The idea with these taco salad jars is to layer the vinaigrette at the bottom and work your way up to the leafy greens. That way the greens stay fresh because they haven’t been sitting in the dressing. When it’s time to eat, you just turn the jar over. The dressing coats everything and it’s ready to eat!
I chose my favorite ingredients, but these are just a suggestion. You could certainly add in shredded chicken or meat, cheese, sour cream, or use a different dressing. (I used non-dairy homemade cashew sour cream for mine.)
Then you just start layering.
You can just eat it out of the jar. If I’m at home, I transfer it to a plate. It’s a little easier to eat that way. But you can also see that it fills up a salad plate and makes for a yummy, filling lunch.
Taco Salad Jar
Note: This makes a big, hearty salad. This can also be separated out into two pint-sized jars for two smaller salads.
For cumin-lime vinaigrette:
- 2-3 Tablespoons fresh squeeze lime juice
- 1 teaspoon honey
- 1-2 Tablespoons extra virgin olive oil
- 1/2 teaspoon ground cumin
- pinch sea salt
- 1/2 cup black beans (drained and rinsed well)

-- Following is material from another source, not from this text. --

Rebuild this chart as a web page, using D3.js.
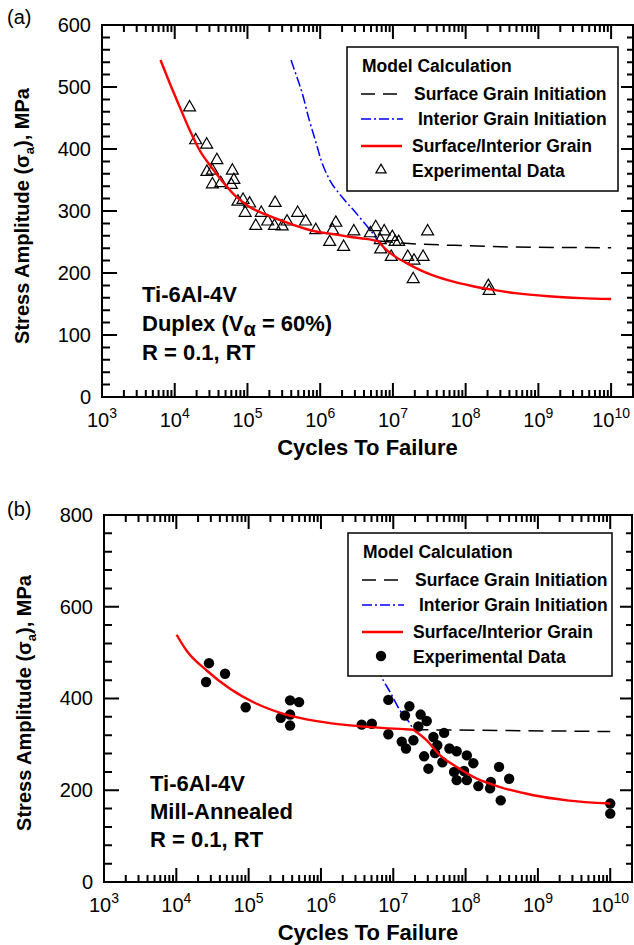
<!DOCTYPE html>
<html>
<head>
<meta charset="utf-8">
<script src="https://cdn.jsdelivr.net/npm/d3@7"></script>
<style>
  body { margin: 0; background: #fff; }
  svg { display: block; }
  text { font-family: Arial, "Liberation Sans", sans-serif; }
</style>
</head>
<body>
<svg id="chart" width="634" height="945"></svg>
<script>
// ---- Shared axis / legend content ----
const decadeExponents = [3, 4, 5, 6, 7, 8, 9, 10];
const cyclesMax = 2e10;
const legendTitle = "Model Calculation";
const legendLabels = ["Surface Grain Initiation", "Interior Grain Initiation", "Surface/Interior Grain", "Experimental Data"];
const xTitle = "Cycles To Failure";

// ---- (a) Ti-6Al-4V duplex: [cycles, stress amplitude MPa] ----
const expDuplex = [
  [1.6e4, 467], [1.94e4, 414], [2.75e4, 407], [3.8e4, 382], [2.77e4, 363], [3.3e4, 365],
  [6.2e4, 365], [3.3e4, 343], [4.3e4, 345], [6.5e4, 350], [6.0e4, 342], [7.4e4, 315],
  [8.7e4, 318], [1.07e5, 312], [9.3e4, 297], [1.55e5, 297], [2.4e5, 313], [1.3e5, 276],
  [1.9e5, 283], [2.35e5, 276], [3.0e5, 275], [3.5e5, 283], [4.9e5, 297], [6.3e5, 283],
  [8.7e5, 269], [1.64e6, 281], [1.48e6, 269], [1.35e6, 250], [2.1e6, 242], [2.9e6, 267],
  [4.9e6, 264], [5.8e6, 274], [7.6e6, 267], [6.8e6, 238], [6.7e6, 253], [9.8e6, 258],
  [9.5e6, 226], [1.2e7, 250], [1.07e7, 250], [1.6e7, 226], [1.95e7, 220], [2.6e7, 226],
  [1.9e7, 190], [3.0e7, 267], [2.05e8, 179], [2.1e8, 171]
];
const surfaceDuplex = [[6.24e6, 251.6], [1.49e7, 248], [9.9e7, 244], [8.1e8, 241.5], [1e10, 240.8]];
const interiorDuplex = [
  [3.97e5, 543.5], [4.69e5, 519], [5.66e5, 490], [7.06e5, 447], [8.55e5, 414.5], [1.03e6, 382],
  [1.33e6, 351.6], [2.0e6, 322.6], [3.11e6, 296.8], [4.27e6, 277.4], [5.0e6, 267.7], [6.24e6, 251.6]
];
const combinedDuplex = [
  [6.37e3, 543.5], [8.55e3, 506], [1.17e4, 468], [1.6e4, 431], [2.2e4, 398], [3.18e4, 371],
  [4.59e4, 347], [7.0e4, 323], [1.06e5, 307], [1.8e5, 294], [3.76e5, 280], [8.7e5, 267],
  [1.47e6, 263], [2.5e6, 258.5], [4.23e6, 255], [6.24e6, 251.6], [8.0e6, 238], [1.09e7, 226],
  [1.66e7, 214], [2.8e7, 201], [5.85e7, 188], [1.22e8, 179], [2.07e8, 174], [4.8e8, 167.5],
  [1.37e9, 162.5], [3.9e9, 159.5], [1e10, 158]
];
const noteDuplex = ["Ti-6Al-4V", "Duplex (V", "α", " = 60%)", "R = 0.1, RT"];

// ---- (b) Ti-6Al-4V mill-annealed: [cycles, stress amplitude MPa] ----
const expMill = [
  [2.83e4, 477], [4.72e4, 454], [2.58e4, 436], [9.1e4, 381], [3.74e5, 396], [4.98e5, 392],
  [3.74e5, 365], [2.78e5, 358], [3.74e5, 341], [3.66e6, 343], [5.05e6, 345], [8.55e6, 397],
  [8.55e6, 322], [1.67e7, 383], [1.45e7, 363], [2.39e7, 365], [2.9e7, 351], [2.22e7, 339],
  [1.31e7, 306], [1.5e7, 291], [1.9e7, 309], [2.67e7, 274], [3.06e7, 247], [3.59e7, 316],
  [5.05e7, 325], [4.06e7, 298], [3.78e7, 281], [4.78e7, 261], [5.97e7, 291], [7.53e7, 285],
  [1.04e8, 276], [1.28e8, 259], [6.93e7, 240], [7.53e7, 222], [9.53e7, 242], [1.04e8, 222],
  [1.5e8, 209], [2.23e8, 218], [2.18e8, 204], [2.9e8, 251], [4.0e8, 225], [3.06e8, 178],
  [1e10, 171], [1e10, 149]
];
const surfaceMill = [[1.9e7, 332], [1e10, 328]];
const interiorMill = [
  [3.7e6, 539], [5.09e6, 491], [7.3e6, 439], [9.04e6, 414], [1.24e7, 374], [1.71e7, 345], [1.9e7, 332]
];
const combinedMill = [
  [1.01e4, 539], [1.39e4, 504], [2.63e4, 461], [5.53e4, 421], [1.29e5, 388.5], [3.02e5, 366.7],
  [8.75e5, 350.7], [2.52e6, 341.3], [4.78e6, 337.6], [1.9e7, 332], [2.9e7, 308.7], [4.44e7, 276],
  [7.55e7, 250.7], [1.43e8, 225.4], [3.0e8, 207], [8.67e8, 189], [2.51e9, 178], [1e10, 171]
];
const noteMill = ["Ti-6Al-4V", "Mill-Annealed", "R = 0.1, RT"];

const svg = d3.select("#chart");
const FONT = 'Arial, "Liberation Sans", sans-serif';

function minorCycles() {
  const out = [];
  decadeExponents.forEach(e => {
    for (let k = 2; k <= 9; k++) {
      const v = k * Math.pow(10, e);
      if (v < 1e10) out.push(v);
    }
  });
  return out;
}

function drawPanel(p) {
  const g = svg.append("g");
  const x = d3.scaleLog().domain([1e3, cyclesMax]).range([p.left, p.right]);
  const y = d3.scaleLinear().domain([0, p.yMax]).range([p.bottom, p.top]);
  const majorX = decadeExponents.map(e => Math.pow(10, e));
  const minorX = minorCycles();
  const majorY = d3.range(0, p.yMax + 1, p.yStep);
  const minorY = d3.range(0, p.yMax + 1, p.yMinor).filter(v => v % p.yStep !== 0);

  // value labels on the left axis
  const yAxis = g.append("g").attr("transform", `translate(${p.left},0)`)
    .call(d3.axisLeft(y).tickValues(majorY).tickSize(0).tickPadding(11).tickFormat(d3.format("d")));
  yAxis.select(".domain").remove();
  yAxis.attr("font-size", 20).attr("font-family", FONT);
  yAxis.selectAll("text").attr("fill", "#000");

  // decade labels 10^n
  const xl = g.append("g").selectAll("text").data(decadeExponents).join("text")
    .attr("x", e => x(Math.pow(10, e)))
    .attr("y", p.bottom + 30)
    .attr("text-anchor", "middle")
    .attr("font-size", 20);
  xl.append("tspan").text("10");
  xl.append("tspan").attr("font-size", 14).attr("dy", -9).text(e => e);

  // model curves
  const clipId = "clip-" + p.id;
  g.append("clipPath").attr("id", clipId).append("rect")
    .attr("x", p.left).attr("y", p.top).attr("width", p.right - p.left).attr("height", p.bottom - p.top);
  const plot = g.append("g").attr("clip-path", `url(#${clipId})`);
  const line = d3.line().x(d => x(d[0])).y(d => y(d[1])).curve(d3.curveMonotoneX);

  plot.append("path").datum(p.surface).attr("d", line)
    .attr("fill", "none").attr("stroke", "#000").attr("stroke-width", 1.5).attr("stroke-dasharray", "15,8");
  plot.append("path").datum(p.interior).attr("d", line)
    .attr("fill", "none").attr("stroke", "#0000ff").attr("stroke-width", 1.5).attr("stroke-dasharray", "10,3,2,3");

  // experimental data
  if (p.marker === "triangle") {
    const tri = d3.symbol().type(d3.symbolTriangle).size(62);
    plot.append("g").selectAll("path").data(p.exp).join("path")
      .attr("d", tri)
      .attr("transform", d => `translate(${x(d[0])},${y(d[1])})`)
      .attr("fill", "none").attr("stroke", "#000").attr("stroke-width", 1.2);
  } else {
    plot.append("g").selectAll("circle").data(p.exp).join("circle")
      .attr("cx", d => x(d[0])).attr("cy", d => y(d[1])).attr("r", 5.2)
      .attr("fill", "#000");
  }

  // combined surface/interior curve, sharp corner where surface initiation branches off
  const kink = p.combined.findIndex(d => d[0] === p.surface[0][0]);
  [p.combined.slice(0, kink + 1), p.combined.slice(kink)].forEach(seg => {
    plot.append("path").datum(seg).attr("d", line)
      .attr("fill", "none").attr("stroke", "#ff0000").attr("stroke-width", 2.4);
  });

  // frame outline and its inward tick marks, drawn as one path
  const fp = d3.path();
  fp.rect(p.left, p.top, p.right - p.left, p.bottom - p.top);
  const vTick = (sx, y0, y1) => { fp.moveTo(sx, y0); fp.lineTo(sx, y1); };
  const hTick = (sy, x0, x1) => { fp.moveTo(x0, sy); fp.lineTo(x1, sy); };
  majorX.forEach(v => { vTick(x(v), p.bottom, p.bottom - 14); vTick(x(v), p.top, p.top + 14); });
  minorX.forEach(v => { vTick(x(v), p.bottom, p.bottom - 7); vTick(x(v), p.top, p.top + 7); });
  majorY.forEach(v => { hTick(y(v), p.left, p.left + 15); hTick(y(v), p.right, p.right - 12); });
  minorY.forEach(v => { hTick(y(v), p.left, p.left + 8); hTick(y(v), p.right, p.right - 6); });
  g.append("path").attr("d", fp.toString())
    .attr("fill", "none").attr("stroke", "#000").attr("stroke-width", 2);

  // legend
  const L = p.legend;
  const lg = g.append("g").attr("transform", `translate(${L.x},${L.y})`);
  lg.append("rect").attr("width", L.w).attr("height", L.h)
    .attr("fill", "#fff").attr("stroke", "#000").attr("stroke-width", 1.5);
  lg.append("text").attr("x", 15).attr("y", 25).attr("font-size", 17.5).attr("font-weight", "bold").text(legendTitle);
  const rowsLine = [47, 72, 99, 123];
  const rowsText = [53, 78, 105, 130];
  const textX = [67, 71, 65, 65];
  lg.append("line").attr("x1", 14).attr("x2", 50).attr("y1", rowsLine[0]).attr("y2", rowsLine[0])
    .attr("stroke", "#000").attr("stroke-width", 1.5).attr("stroke-dasharray", "14,8");
  lg.append("line").attr("x1", 14).attr("x2", 56).attr("y1", rowsLine[1]).attr("y2", rowsLine[1])
    .attr("stroke", "#0000ff").attr("stroke-width", 1.5).attr("stroke-dasharray", "10,3,2,3");
  lg.append("line").attr("x1", 14).attr("x2", 55).attr("y1", rowsLine[2]).attr("y2", rowsLine[2])
    .attr("stroke", "#ff0000").attr("stroke-width", 2.4);
  if (p.marker === "triangle") {
    lg.append("path").attr("d", d3.symbol().type(d3.symbolTriangle).size(45))
      .attr("transform", `translate(34,${rowsLine[3]})`)
      .attr("fill", "none").attr("stroke", "#000").attr("stroke-width", 1.2);
  } else {
    lg.append("circle").attr("cx", 33).attr("cy", rowsLine[3]).attr("r", 5.2).attr("fill", "#000");
  }
  lg.selectAll("text.item").data(legendLabels).join("text").attr("class", "item")
    .attr("x", (d, i) => textX[i]).attr("y", (d, i) => rowsText[i])
    .attr("font-size", 17.5).attr("font-weight", "bold").text(d => d);

  // axis titles
  g.append("text")
    .attr("x", (p.left + p.right) / 2).attr("y", p.bottom + 58)
    .attr("text-anchor", "middle").attr("font-size", 22).attr("font-weight", "bold")
    .text(xTitle);
  const yt = g.append("text")
    .attr("transform", `translate(${p.yTitleX},${p.yTitleY}) rotate(-90)`)
    .attr("text-anchor", "middle").attr("font-size", 20).attr("font-weight", "bold");
  yt.append("tspan").text("Stress Amplitude (σ");
  yt.append("tspan").attr("font-size", 13).attr("dy", 5).text("a");
  yt.append("tspan").attr("dy", -5).text("), MPa");

  // panel tag
  g.append("text").attr("x", 7).attr("y", p.tagY).attr("font-size", 20).text(p.tag);

  // material note
  const nt = g.append("g").attr("font-size", 22).attr("font-weight", "bold");
  p.noteLines.forEach((ln, i) => {
    const t = nt.append("text").attr("x", p.noteX).attr("y", p.noteY + i * p.noteGap);
    if (Array.isArray(ln)) {
      t.append("tspan").text(ln[0]);
      t.append("tspan").attr("font-size", 20).attr("dy", 5).text(ln[1]);
      t.append("tspan").attr("dy", -5).text(ln[2]);
    } else {
      t.text(ln);
    }
  });
}

drawPanel({
  id: "a", tag: "(a)", tagY: 24,
  left: 102, right: 633, top: 25, bottom: 397, yMax: 600, yStep: 100, yMinor: 20,
  yTitleX: 29, yTitleY: 216,
  exp: expDuplex, surface: surfaceDuplex, interior: interiorDuplex, combined: combinedDuplex,
  marker: "triangle",
  legend: { x: 347, y: 47, w: 271, h: 144 },
  noteX: 142, noteY: 302, noteGap: 28.8,
  noteLines: [noteDuplex[0], [noteDuplex[1], noteDuplex[2], noteDuplex[3]], noteDuplex[4]]
});

drawPanel({
  id: "b", tag: "(b)", tagY: 516,
  left: 104, right: 632, top: 515, bottom: 882, yMax: 800, yStep: 200, yMinor: 40,
  yTitleX: 31, yTitleY: 703,
  exp: expMill, surface: surfaceMill, interior: interiorMill, combined: combinedMill,
  marker: "circle",
  legend: { x: 348, y: 533, w: 264, h: 143 },
  noteX: 150, noteY: 791, noteGap: 27.8,
  noteLines: noteMill
});
</script>
</body>
</html>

- 1/4 cup diced red bell pepper
- 1/4 cup sliced green onions
- 1/2 cup cooked quinoa
- 1 small avocado, diced (toss with a little lime juice to prevent browning)
- 2 Tablespoons fresh salsa
- small handful cilantro
- shredded or sliced lettuce or another leafy green
- optional – sour cream and cheese
For vinaigrette – whisk all of the ingredients together and pour in the bottom of a quart-sized canning jar.
For salad – Layer ingredients in jar in the order listed (black beans, diced pepper, green onions, quinoa, etc.) ending with the lettuce. Top with lid and refrigerate until ready to eat. Can be made 2-3 days in advance.
To eat – turn jar over to let vinaigrette coat the salad ingredients. Eat out of the jar or turn out onto a plate.